Asian stocks ended mostly lower on Monday despite U.S. President Donald Trump's positive comments on trade and the release of U.S. data pointing to solid economic growth in the world's largest economy.
Chinese shares fell sharply after a state fund announced plans to cut its stakes in some technology companies. The benchmark Shanghai Composite index ended down 42.19 points, or 1.40 percent, at 2,962.75, marking its steepest decline since Nov. 1. Hong Kong's Hang Seng index ended 0.13 percent higher at 27,906.41.
Japanese shares gave up early gains to end on a flat note after Trump said that China already started large scale purchases of Ü.S. farm goods and that the talks with the country were productive.
However, Trump didn't give a date for when the so-called "phase one" agreement will actually be signed. The Nikkei average finished marginally higher at 23,821.11, while the broader Topix index closed 0.21 percent lower at 1,729.42.
Nikon, Olympus, Yahoo Japan, Aeon and Daiichi Sankyo climbed 2-3 percent while Nippon Sheet Glass slumped 6.8 percent, Mitsui Engineering & Shipbuilding lost 3.6 percent and JGC tumbled 3.2 percent.
Australian markets declined as weaker iron ore futures pulled down miners and gold stocks snapped a three-day winning streak.
The benchmark S&P/ASX 200 index dropped 31.20 points, or 0.46 percent, to 6,785.10 ahead of a two-day break for Christmas starting on Wednesday. The broader All Ordinaries index ended down 29.70 points, or 0.43 percent, at 6,894.70.
Miners BHP, Fortescue Metals Group and Rio Tinto declined 1-2 percent after Chinese iron ore futures fell nearly 1 percent on Friday. Gold miner Northern Star Resources, which is facing a lawsuit from its junior partners over a joint venture agreement, shed 0.8 percent. Newcrest mining and Evolution Mining eased 0.7 and 0.3 percent, respectively.

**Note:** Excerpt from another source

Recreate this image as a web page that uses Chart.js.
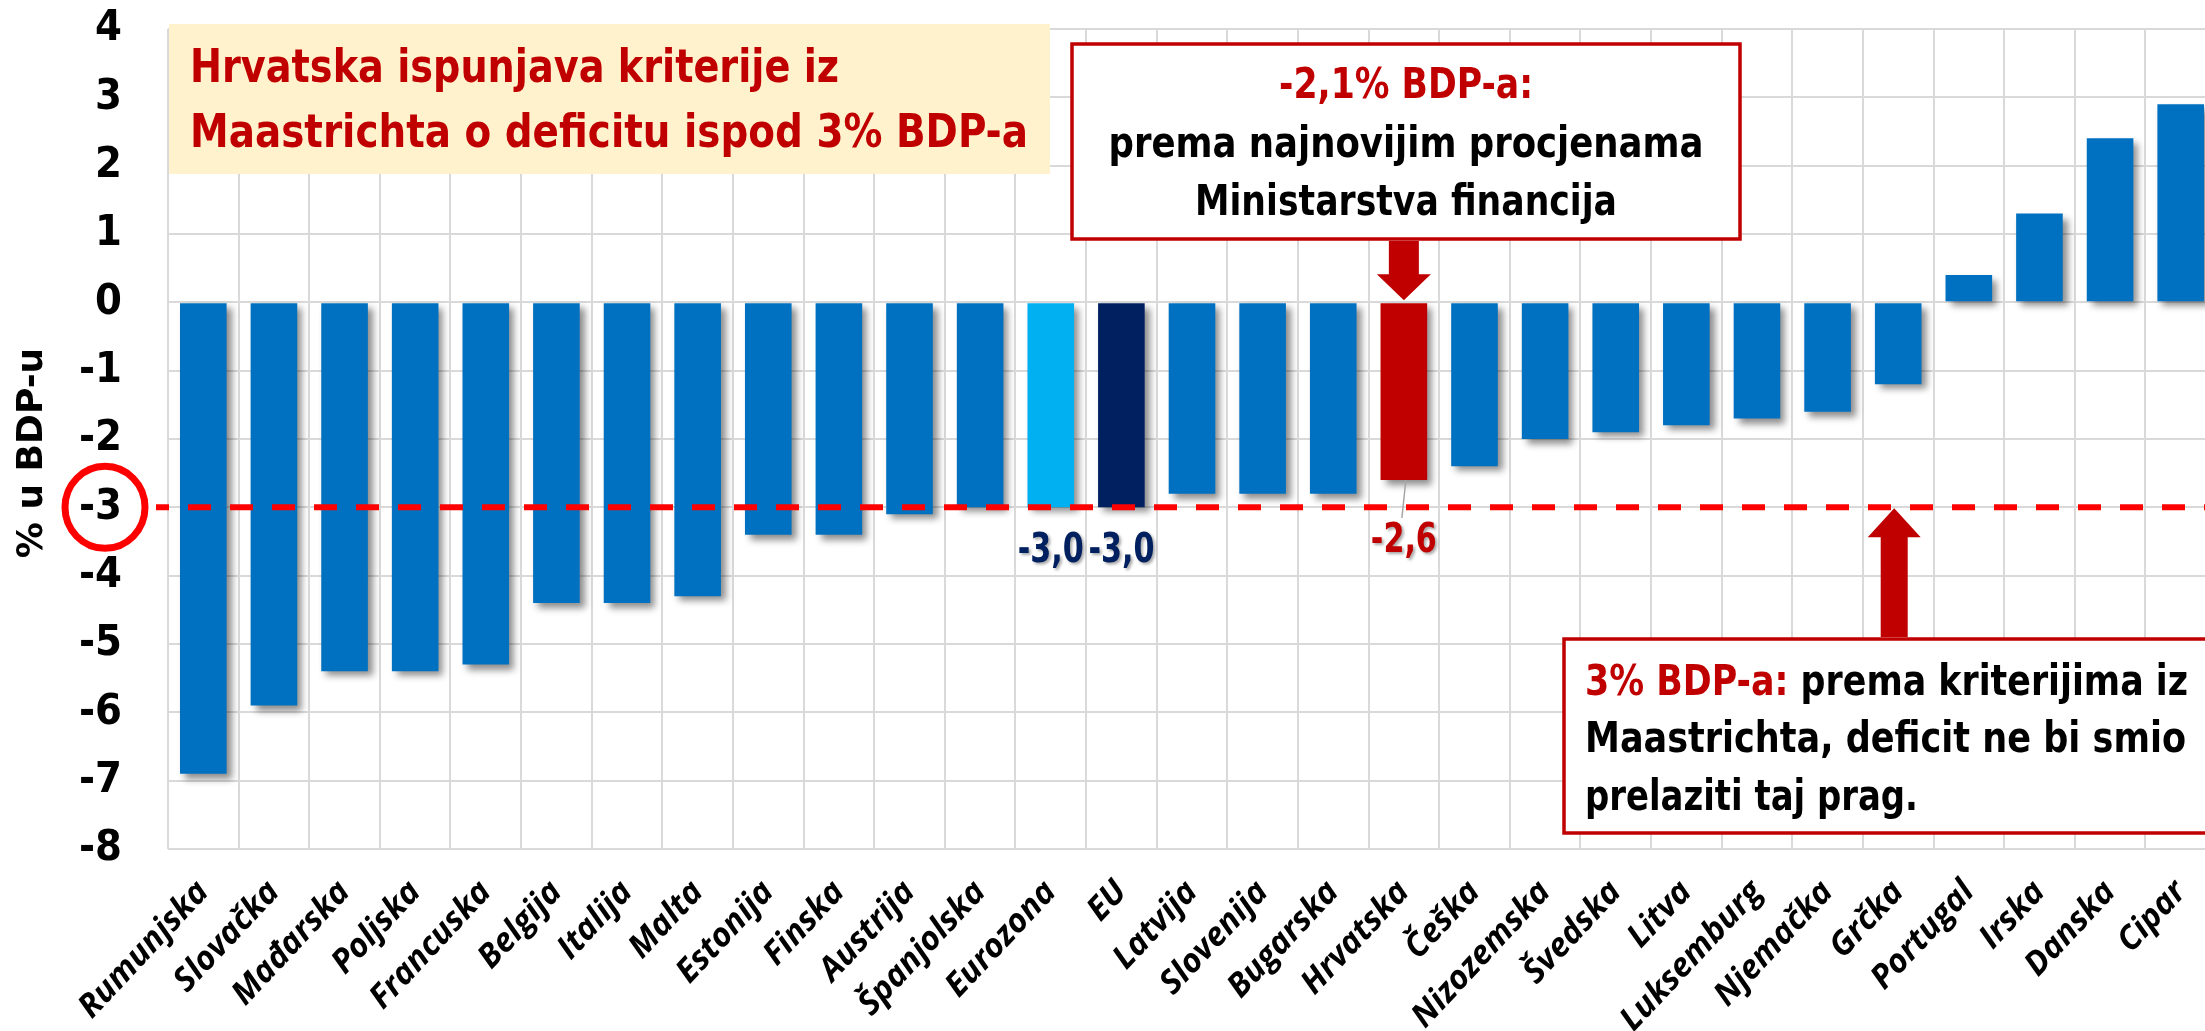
<!DOCTYPE html>
<html>
<head>
<meta charset="utf-8">
<script src="https://cdn.jsdelivr.net/npm/chart.js@4.4.1/dist/chart.umd.min.js"></script>
<style>
  html, body { margin: 0; padding: 0; background: #fff; overflow: hidden; }
  #wrap { width: 2216px; height: 1031px; }
</style>
</head>
<body>
<div id="wrap"><canvas id="deficit" width="2216" height="1031"></canvas></div>
<script>
// proračunski saldo, % BDP-a
const countries = [
    "Rumunjska", "Slovačka", "Mađarska", "Poljska", "Francuska", "Belgija", "Italija",
    "Malta", "Estonija", "Finska", "Austrija", "Španjolska", "Eurozona", "EU", "Latvija",
    "Slovenija", "Bugarska", "Hrvatska", "Češka", "Nizozemska", "Švedska", "Litva",
    "Luksemburg", "Njemačka", "Grčka", "Portugal", "Irska", "Danska", "Cipar",
];
const balance = [
    -6.9, -5.9, -5.4, -5.4, -5.3, -4.4, -4.4,
    -4.3, -3.4, -3.4, -3.1, -3.0, -3.0, -3.0, -2.8,
    -2.8, -2.8, -2.6, -2.4, -2.0, -1.9, -1.8,
    -1.7, -1.6, -1.2, 0.4, 1.3, 2.4, 2.9,
];
const yMin = -8;
const yMax = 4;
const maastrichtLimit = -3;
const estimateMinFin = "-2,1% BDP-a:";

const RED = "#C00000";
const NARROW = "'Liberation Sans Narrow', 'Arial Narrow', 'DejaVu Sans Condensed', sans-serif";

const barColor = (name) => {
    if (name === "Eurozona") return "#00B0F0";
    if (name === "EU") return "#002060";
    if (name === "Hrvatska") return RED;
    return "#0070C0";
};

// which bars get a value label, its colour and distance below the bar end
const valueLabels = {
    Eurozona: { color: "#002060", dy: 41 },
    EU: { color: "#002060", dy: 41 },
    Hrvatska: { color: RED, dy: 58, leader: true },
};

const fmt = (v) => v.toFixed(1).replace(".", ",");

// draws text lines made of coloured parts, squeezed/stretched to a given width
function fitLine(ctx, parts, x, y, width, align) {
    const total = parts.reduce((s, p) => s + ctx.measureText(p[0]).width, 0);
    const k = width / total;
    ctx.save();
    ctx.translate(align === "center" ? x - width / 2 : x, y);
    ctx.scale(k, 1);
    ctx.textAlign = "left";
    ctx.textBaseline = "alphabetic";
    let cx = 0;
    for (const [t, c] of parts) {
        ctx.fillStyle = c;
        ctx.fillText(t, cx, 0);
        cx += ctx.measureText(t).width;
    }
    ctx.restore();
}

function arrow(ctx, cx, yFrom, yTip, shaft, headW, headH) {
    const dir = yTip > yFrom ? 1 : -1;
    const yBase = yTip - dir * headH;
    ctx.beginPath();
    ctx.moveTo(cx - shaft / 2, yFrom);
    ctx.lineTo(cx - shaft / 2, yBase);
    ctx.lineTo(cx - headW / 2, yBase);
    ctx.lineTo(cx, yTip);
    ctx.lineTo(cx + headW / 2, yBase);
    ctx.lineTo(cx + shaft / 2, yBase);
    ctx.lineTo(cx + shaft / 2, yFrom);
    ctx.closePath();
    ctx.fillStyle = RED;
    ctx.fill();
}

function box(ctx, x, y, w, h, fill, stroke) {
    ctx.fillStyle = fill;
    ctx.fillRect(x, y, w, h);
    if (stroke) {
        ctx.lineWidth = 3.5;
        ctx.strokeStyle = stroke;
        ctx.strokeRect(x, y, w, h);
    }
}

const decorations = {
    id: "decorations",
    beforeDatasetsDraw(chart) {
        const ctx = chart.ctx;
        ctx.save();
        ctx.shadowColor = "rgba(0, 0, 0, 0.45)";
        ctx.shadowBlur = 7;
        ctx.shadowOffsetX = 5;
        ctx.shadowOffsetY = 5;
    },
    afterDatasetsDraw(chart) {
        const ctx = chart.ctx;
        ctx.restore();
        const ys = chart.scales.y;
        const yLimit = ys.getPixelForValue(maastrichtLimit);

        // granica od 3% BDP-a
        ctx.save();
        ctx.strokeStyle = "#FF0000";
        ctx.lineWidth = 6;
        ctx.setLineDash([23, 19]);
        ctx.lineDashOffset = 10;
        ctx.beginPath();
        ctx.moveTo(156, yLimit);
        ctx.lineTo(chart.width, yLimit);
        ctx.stroke();
        ctx.restore();

        // vrijednosti ispod odabranih stupaca
        const meta = chart.getDatasetMeta(0);
        countries.forEach((name, i) => {
            const lab = valueLabels[name];
            if (!lab) return;
            const bar = meta.data[i];
            const yEnd = ys.getPixelForValue(balance[i]);
            const ty = yEnd + lab.dy;
            if (lab.leader) {
                ctx.save();
                ctx.strokeStyle = "#A6A6A6";
                ctx.lineWidth = 1.5;
                ctx.beginPath();
                ctx.moveTo(bar.x + 2, yEnd);
                ctx.lineTo(bar.x - 2, ty - 20);
                ctx.stroke();
                ctx.restore();
            }
            ctx.save();
            ctx.font = `bold 40px ${NARROW}`;
            ctx.shadowColor = "rgba(0, 0, 0, 0.35)";
            ctx.shadowBlur = 3;
            ctx.shadowOffsetX = 2;
            ctx.shadowOffsetY = 2;
            fitLine(ctx, [[fmt(balance[i]), lab.color]], bar.x, ty + 14, 66, "center");
            ctx.restore();
        });
    },
    afterDraw(chart) {
        const ctx = chart.ctx;
        const xs = chart.scales.x;
        const ys = chart.scales.y;
        const yLimit = ys.getPixelForValue(maastrichtLimit);

        // oznaka granice na osi
        ctx.save();
        ctx.strokeStyle = "#FF0000";
        ctx.lineWidth = 7;
        ctx.beginPath();
        ctx.ellipse(105, yLimit, 40, 41, 0, 0, Math.PI * 2);
        ctx.stroke();
        ctx.restore();

        // naslov osi
        ctx.save();
        ctx.translate(33, 453);
        ctx.rotate(-Math.PI / 2);
        ctx.font = "bold 36px 'DejaVu Sans', Verdana, sans-serif";
        ctx.fillStyle = "#000";
        ctx.textAlign = "center";
        ctx.textBaseline = "middle";
        ctx.fillText("% u BDP-u", 0, 0);
        ctx.restore();

        // okvir s naslovom
        ctx.save();
        box(ctx, 169, 24, 881, 150, "#FFF2CC");
        ctx.font = `bold 46px ${NARROW}`;
        fitLine(ctx, [["Hrvatska ispunjava kriterije iz", RED]], 190, 82, 649, "left");
        fitLine(ctx, [["Maastrichta o deficitu ispod 3% BDP-a", RED]], 190, 147, 838, "left");
        ctx.restore();

        // procjena Ministarstva financija
        const xHr = xs.getPixelForValue(countries.indexOf("Hrvatska"));
        ctx.save();
        box(ctx, 1072, 44, 668, 195, "#FFFFFF", RED);
        ctx.font = `bold 42px ${NARROW}`;
        fitLine(ctx, [[estimateMinFin, RED]], 1406, 98, 254, "center");
        fitLine(ctx, [["prema najnovijim procjenama", "#000"]], 1406, 157, 595, "center");
        fitLine(ctx, [["Ministarstva financija", "#000"]], 1406, 215, 422, "center");
        arrow(ctx, xHr, 241, ys.getPixelForValue(0) - 2, 30, 54, 26);
        ctx.restore();

        // kriterij iz Maastrichta
        const xGr = xs.getPixelForValue(countries.indexOf("Grčka")) - 4;
        ctx.save();
        box(ctx, 1564, 639, 660, 194, "#FFFFFF", RED);
        ctx.font = `bold 42px ${NARROW}`;
        fitLine(ctx, [["3% BDP-a: ", RED], ["prema kriterijima iz", "#000"]], 1585, 695, 603, "left");
        fitLine(ctx, [["Maastrichta, deficit ne bi smio", "#000"]], 1585, 752, 601, "left");
        fitLine(ctx, [["prelaziti taj prag.", "#000"]], 1585, 810, 333, "left");
        arrow(ctx, xGr, 637, yLimit + 1, 27, 53, 29);
        ctx.restore();
    },
};

new Chart(document.getElementById("deficit"), {
    type: "bar",
    plugins: [decorations],
    data: {
        labels: countries,
        datasets: [
            {
                data: balance,
                backgroundColor: countries.map(barColor),
                borderWidth: 0,
                categoryPercentage: 1,
                barPercentage: 0.66,
            },
        ],
    },
    options: {
        responsive: false,
        animation: false,
        devicePixelRatio: 1,
        layout: { padding: { top: 29, right: 0, bottom: 0, left: 0 } },
        plugins: {
            legend: { display: false },
            tooltip: { enabled: false },
        },
        scales: {
            x: {
                grid: { color: "#D9D9D9", lineWidth: 2, drawTicks: false, offset: true },
                border: { display: false },
                ticks: {
                    autoSkip: false,
                    maxRotation: 47,
                    minRotation: 47,
                    padding: 24,
                    color: "#000",
                    font: { family: "'Open Sans', sans-serif", size: 33, weight: "bold", style: "italic" },
                },
                afterFit: (scale) => {
                    scale.height = 182;
                    scale.paddingLeft = 0;
                    scale.paddingRight = 0;
                },
            },
            y: {
                min: yMin,
                max: yMax,
                grid: { color: "#D9D9D9", lineWidth: 2, drawTicks: false },
                border: { display: false },
                ticks: {
                    stepSize: 1,
                    padding: 46,
                    color: "#000",
                    font: { family: NARROW, size: 43, weight: "bold" },
                },
                afterFit: (scale) => {
                    scale.width = 168;
                    scale.paddingTop = 0;
                    scale.paddingBottom = 0;
                },
            },
        },
    },
});
</script>
</body>
</html>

Rare earths developer Arafura Resources rallied 3.5 percent after it signed a preliminary agreement with a U.S. based company for the treatment of a certain variety of its rare earth concentrate.
Private sector credit in Australia was up a seasonally adjusted 0.1 percent month on month in November, the Reserve Bank of Australia said in a report today. That was unchanged from the October reading but missed forecasts for an increase of 0.2 percent.

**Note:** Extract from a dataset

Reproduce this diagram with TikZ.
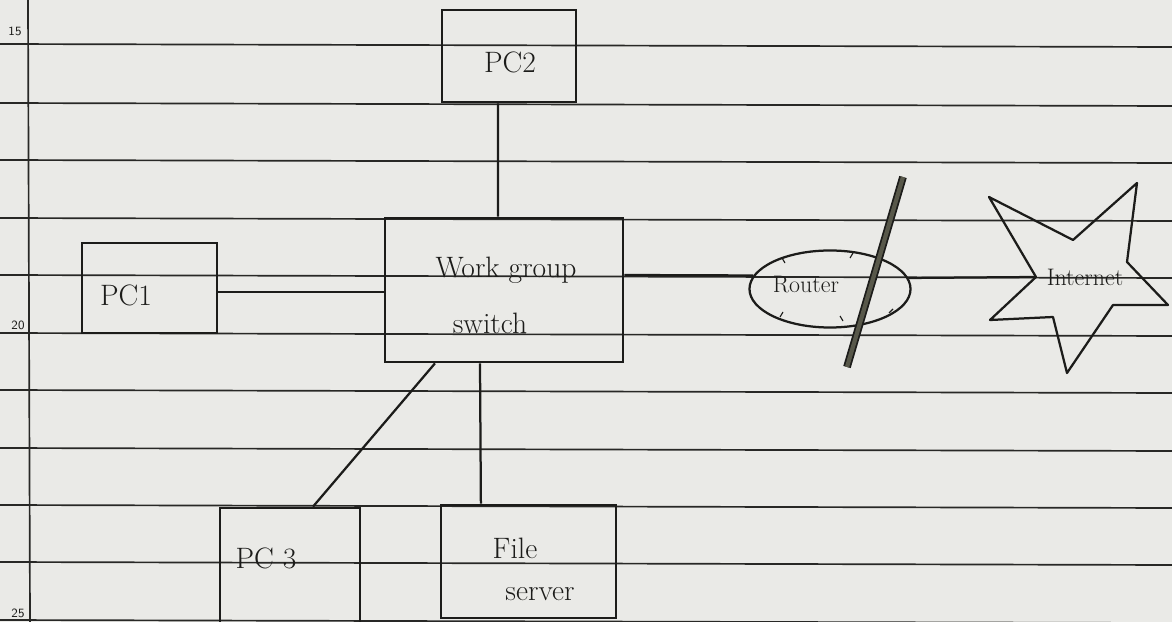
\documentclass[tikz,border=0pt]{standalone}
\usetikzlibrary{shapes.geometric}
\definecolor{paper}{RGB}{234,234,231}
\definecolor{ink}{RGB}{28,28,26}
\definecolor{rule}{RGB}{40,40,38}
\definecolor{pencil}{RGB}{88,88,74}
\begin{document}
\begin{tikzpicture}[x=0.025cm,y=-0.025cm,
  box/.style={draw=ink,line width=1.9pt,minimum width=#1},
  conn/.style={draw=ink,line width=1.6pt},
  ruled/.style={draw=rule,line width=1.2pt},
  lbl/.style={text=ink,font=\fontsize{21}{23}\selectfont,inner sep=0pt},
  small/.style={text=ink,font=\fontsize{17}{19}\selectfont,inner sep=0pt},
  pagenum/.style={text=ink,font=\sffamily\fontsize{9}{10}\selectfont,inner sep=0pt}]
\fill[paper] (0,0) rectangle (1172,622);
\clip (0,0) rectangle (1172,622);
% ruled paper
\foreach \y in {44,103,160,218,275,333,390,448,505,562,620}
  \draw[ruled] (0,\y) -- (1172,\y+3);
\draw[ruled] (28,0) -- (30,622);
\node[pagenum] (n15) at (15,31) {15};
\node[pagenum] (n20) at (18,325) {20};
\node[pagenum] (n25) at (18,613) {25};
% boxes
\node[box=3.35cm,minimum height=2.3cm] (pc2) at (509,56) {};
\node[box=3.375cm,minimum height=2.25cm] (pc1) at (149.5,288) {};
\node[box=5.95cm,minimum height=3.6cm] (sw) at (504,290) {};
\node[box=3.5cm,minimum height=3.1cm] (pc3) at (290,570) {};
\node[box=4.375cm,minimum height=2.825cm] (fs) at (528.5,561.5) {};
\node[draw=ink,line width=1.6pt,ellipse,minimum width=4.025cm,minimum height=1.925cm,inner sep=0pt] (rt) at (830,289) {};
% labels
\node[lbl] (tpc2) at (510,62) {PC2};
\node[lbl] (tpc1) at (126,295) {PC1};
\node[lbl] (tsw1) at (506,270) {Work group};
\node[lbl] (tsw2) at (490,323) {switch};
\node[lbl] (tpc3) at (266,558) {PC 3};
\node[lbl] (tfs1) at (515,548) {File};
\node[lbl] (tfs2) at (540,594) {server};
\node[small] (trt) at (806,285) {Router};
% internet star
\coordinate (s1) at (989,197);
\coordinate (s2) at (1073,240);
\coordinate (s3) at (1137,183);
\coordinate (s4) at (1127,262);
\coordinate (s5) at (1168,305);
\coordinate (s6) at (1113,305);
\coordinate (s7) at (1067,373);
\coordinate (s8) at (1053,317);
\coordinate (s9) at (990,320);
\coordinate (inet) at (1036,277);
\draw[ink,line width=1.6pt,line join=round] (s1) -- (s2) -- (s3) -- (s4) -- (s5) -- (s6) -- (s7) -- (s8) -- (s9) -- (inet) -- cycle;
\node[small] (tinet) at (1085,277) {Internet};
% connectors
\draw[conn] ([xshift=-0.275cm]pc2.south) -- ([xshift=-0.15cm]sw.north);
\draw[conn] ([yshift=-0.1cm]pc1.east) -- ([yshift=-0.1cm]pc1.east -| sw.west);
\draw[conn] ([yshift=0.375cm]sw.east) -- (rt.170);
\draw[conn] (rt.8) -- (inet);
\draw[conn] ([xshift=-1.725cm]sw.south) -- ([xshift=0.575cm]pc3.north);
\draw[conn] ([xshift=-0.6cm]sw.south) -- ([xshift=-1.19cm]fs.north);
% router tick marks
\draw[ink,line width=0.8pt] (782,258) -- (785,263);
\draw[ink,line width=0.8pt] (853,253) -- (850,258);
\draw[ink,line width=0.8pt] (780,317) -- (783,312);
\draw[ink,line width=0.8pt] (840,316) -- (843,321);
\draw[ink,line width=0.8pt] (893,309) -- (889,313);
% strike-through line over router
\coordinate (k1) at (903,177);
\coordinate (k2) at (847,367);
\draw[ink,line width=5.5pt] (k1) -- (k2);
\draw[pencil,line width=3pt] (k1) -- (k2);
\end{tikzpicture}
\end{document}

On a yearly basis, credit rose 2.3 percent - also shy of estimates for 2.4 percent and down from 2.5 percent in the previous month.

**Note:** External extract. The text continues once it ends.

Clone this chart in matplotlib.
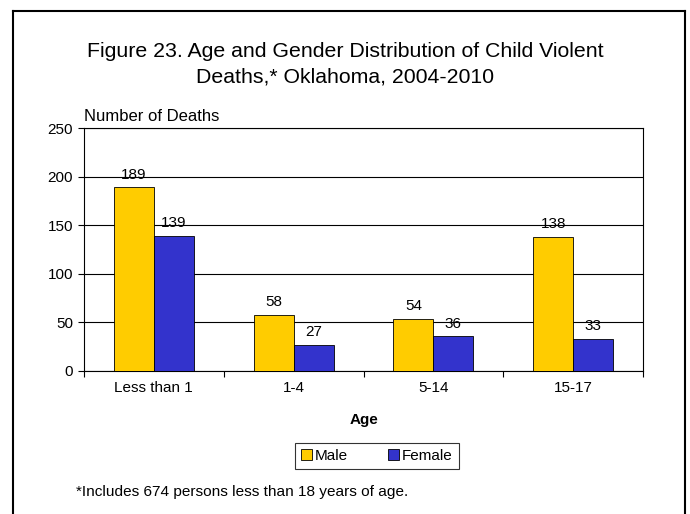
import numpy as np
import matplotlib.pyplot as plt

plt.rcParams['font.family'] = ['Liberation Sans', 'DejaVu Sans']

# donnees
ages = ['Less than 1', '1-4', '5-14', '15-17']
male = [189, 58, 54, 138]
female = [139, 27, 36, 33]
yticks = [0, 50, 100, 150, 200, 250]

fig = plt.figure(figsize=(6.9, 5.14), dpi=100)
W, H = 690, 514

# cadre autour de la figure (bas ouvert)
fig.add_artist(plt.Line2D([13 / W, 13 / W], [0, 1 - 11 / H], color='black', lw=1.5))
fig.add_artist(plt.Line2D([13 / W, 685 / W], [1 - 11 / H, 1 - 11 / H], color='black', lw=1.5))
fig.add_artist(plt.Line2D([685 / W, 685 / W], [0, 1 - 11 / H], color='black', lw=1.5))

ax = fig.add_axes([84 / W, 1 - 371 / H, (643 - 84) / W, (371 - 128) / H])

x = np.arange(len(ages))
w = 0.286
bars_m = ax.bar(x - w / 2, male, w, color='#FFCC00', edgecolor='black', linewidth=0.6, label='Male', zorder=3)
bars_f = ax.bar(x + w / 2, female, w, color='#3333CC', edgecolor='black', linewidth=0.6, label='Female', zorder=3)

# etiquettes des valeurs
for bars, vals in [(bars_m, male), (bars_f, female)]:
    for b, v in zip(bars, vals):
        ax.annotate(str(v), (b.get_x() + b.get_width() / 2, v), xytext=(0, 9),
                    textcoords='offset points', ha='center', va='center', fontsize=11, zorder=4)

ax.set_xlim(-0.5, len(ages) - 0.5)
ax.set_ylim(0, 250)
ax.set_yticks(yticks)
ax.yaxis.grid(True, color='black', lw=0.8, zorder=0)
ax.tick_params(axis='y', labelsize=11, length=4, width=0.8, pad=4)

# ticks x aux limites des categories, etiquettes au centre
ax.set_xticks(np.arange(len(ages) + 1) - 0.5)
ax.set_xticklabels([])
ax.set_xticks(x, minor=True)
ax.set_xticklabels(ages, minor=True, fontsize=11)
ax.tick_params(axis='x', which='major', length=4, width=0.8)
ax.tick_params(axis='x', which='minor', length=0, pad=7)

for s in ax.spines.values():
    s.set_linewidth(0.8)

ax.set_xlabel('Age', fontsize=11, fontweight='bold', labelpad=13)
ax.text(0, 1.015, 'Number of Deaths', transform=ax.transAxes, fontsize=12, ha='left', va='bottom')

fig.text(0.5, 1 - 64 / H, 'Figure 23. Age and Gender Distribution of Child Violent\nDeaths,* Oklahoma, 2004-2010',
         ha='center', va='center', fontsize=15.3, linespacing=1.42)

leg = fig.legend(loc='center', bbox_to_anchor=(377 / W, 1 - 456 / H), ncol=2, fontsize=11,
                 frameon=True, fancybox=False, edgecolor='black', handlelength=0.7, handleheight=0.7,
                 handletextpad=0.2, columnspacing=2.6, borderpad=0.4, borderaxespad=0)
leg.get_frame().set_linewidth(0.8)

fig.text(76 / W, 1 - 492 / H, '*Includes 674 persons less than 18 years of age.', fontsize=11.1, ha='left', va='center')

fig.savefig('out.png', dpi=100)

Seoul stocks ended little changed as tech stocks declined. The benchmark Kospi finished marginally lower above the psychologically significant 2,200-point level reached on Friday. Samsung Electronics gave up 0.9 percent, SK Hynix dropped 0.4 percent and LG Display lost 1.2 percent.
New Zealand shares rose notably to hit a record high. The benchmark S&P/NZX 50 index climbed 64.94 points, or 0.57 percent, to 11,547.23. Shares of Restaurant Brands New Zealand soared 6.5 percent after the company said it would pay US$73 million (NZ$112m) for 70 stores in Southern California.
U.S. stocks hit fresh record closing highs on Friday as encouraging consumer spending and revised GDP data helped put a damper on recession fears and President Trump claimed progress on issues from trade to North Korea and Hong Kong.
The Dow Jones Industrial Average rose 0.3 percent, the tech-heavy Nasdaq Composite gained 0.4 percent and the S&P 500 added half a percent.